In Napa Valley, cooking is never separate from the land. It begins at the market, continues through the vineyard edges of the Rutherford benchlands, and ends around a table that invites lingering. For travelers who would rather chop, taste, and learn than simply order from a menu, Napa offers something rare. Culinary experiences that feel lived in, seasonal, and deeply local.
What This Experience Is Really About
Cooking in Napa is about context. Ingredients come with stories. Techniques come with reasons. A tomato tastes different when you have seen the soil it came from. A sauce makes more sense when you understand the climate that shaped the wine beside it.
These workshops are less about recipes and more about learning how Napa eats. Simply. Seasonally. With intention.

When It Is Best
Midweek
allows instructors to slow down and teach without weekend pressure.
Spring and fall
bring the widest range of produce and comfortable kitchen temperatures.
Morning market sessions
connect cooking directly to what is being harvested that day.
Winter
shifts focus to technique, preservation, fermentation, and comfort cooking.
What Most Visitors Miss
Many visitors chase restaurant reservations without realizing how much Napa reveals itself in the kitchen. Cooking classes offer direct access to chefs and farmers who talk openly about sourcing, balance, and restraint.

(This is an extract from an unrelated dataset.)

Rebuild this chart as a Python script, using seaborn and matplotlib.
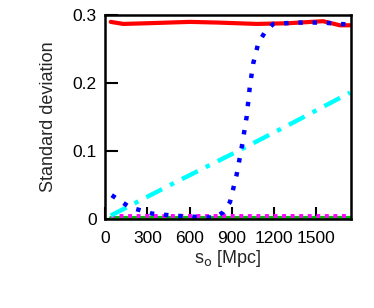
import numpy as np
import pandas as pd
import seaborn as sns
import matplotlib.pyplot as plt

# values
red_s = [40, 130, 300, 603, 800, 1076, 1300, 1548, 1667, 1740]
red_v = [0.290, 0.287, 0.288, 0.290, 0.289, 0.287, 0.288, 0.291, 0.285, 0.285]

blue_s = [47, 177, 248, 331, 482, 695, 780, 839, 887, 934, 969, 1005, 1028,
          1052, 1087, 1135, 1194, 1359, 1548, 1667, 1740]
blue_v = [0.035, 0.017, 0.013, 0.008, 0.005, 0.0025, 0.002, 0.010, 0.025,
          0.065, 0.104, 0.150, 0.195, 0.229, 0.258, 0.275, 0.287, 0.289,
          0.289, 0.287, 0.286]

cyan_s = [40, 500, 934, 1300, 1740]
cyan_v = [0.005, 0.054, 0.099, 0.138, 0.186]

green_s = [40, 1740]
green_v = [0.0015, 0.0015]

magenta_s = [40, 1740]
magenta_v = [0.005, 0.005]

xticks = [0, 300, 600, 900, 1200, 1500]
yticks = [0, 0.1, 0.2, 0.3]

sns.set_style("white")
plt.rcParams["font.family"] = ["Liberation Sans", "DejaVu Sans"]

fig = plt.figure(figsize=(3.74, 3.08), dpi=100)
ax = fig.add_axes([0.281, 0.289, 0.657, 0.662])

sns.lineplot(x=green_s, y=green_v, ax=ax, color="#00c000", lw=3)
sns.lineplot(x=magenta_s, y=magenta_v, ax=ax, color="#ff00ff", lw=2.8,
             linestyle=(0, (1, 1.2)))
sns.lineplot(x=cyan_s, y=cyan_v, ax=ax, color="#00ffff", lw=3.2,
             linestyle=(0, (4, 2, 1, 2)))
sns.lineplot(x=red_s, y=red_v, ax=ax, color="#ff0000", lw=3)
sns.lineplot(x=blue_s, y=blue_v, ax=ax, color="#0000ff", lw=3.2,
             linestyle=(0, (1, 2.2)))

ax.set_xlim(0, 1745)
ax.set_ylim(0, 0.3)
ax.set_xticks(xticks)
ax.set_xticklabels([str(t) for t in xticks])
ax.set_yticks(yticks)
ax.set_yticklabels(["0", "0.1", "0.2", "0.3"])
ax.tick_params(direction="in", length=9, width=1.5, labelsize=12.5,
               bottom=True, left=True, top=False, right=False,
               colors="black")
ax.tick_params(axis="x", pad=9)
ax.tick_params(axis="y", pad=6)
for sp in ax.spines.values():
    sp.set_linewidth(1.8)
    sp.set_color("black")
ax.set_xlabel("s$_{\\rm o}$ [Mpc]", fontsize=13, labelpad=1)
ax.set_ylabel("Standard deviation", fontsize=13, labelpad=11)

plt.savefig("out.png", dpi=100)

You leave with more than a meal. You leave understanding why the valley tastes the way it does.
My Local Notes
Some of the best meals I have had here were ones I helped prep. I remember a small class that started at a farm stand near Zinfandel Lane. The menu changed based on what looked best that morning. We spent the afternoon cooking in a quiet kitchen with vineyard views and no script to follow.
That kind of experience stays with you. The memory becomes the souvenir.
What to Look For in a Napa Culinary Workshop
Small group sizes that allow questions and flexibility.
Menus that change with the season rather than staying fixed year round.
Clear geographic anchors that place you near farms, vineyards, or town centers.
Wine integration that explains why pairings work, not just what is poured.
Instructors who teach how to think, not just what to do.
Types of Culinary Experiences to Seek Out
Market to table workshops
that begin at places like Oxbow Public Market and build the menu in real time.
Vineyard kitchens
where you can cook while looking out toward the Mayacamas.
Technique focused classes
covering pasta, sauces, or open fire cooking.
Wine and food pairing sessions
that show how to build a menu around a single varietal.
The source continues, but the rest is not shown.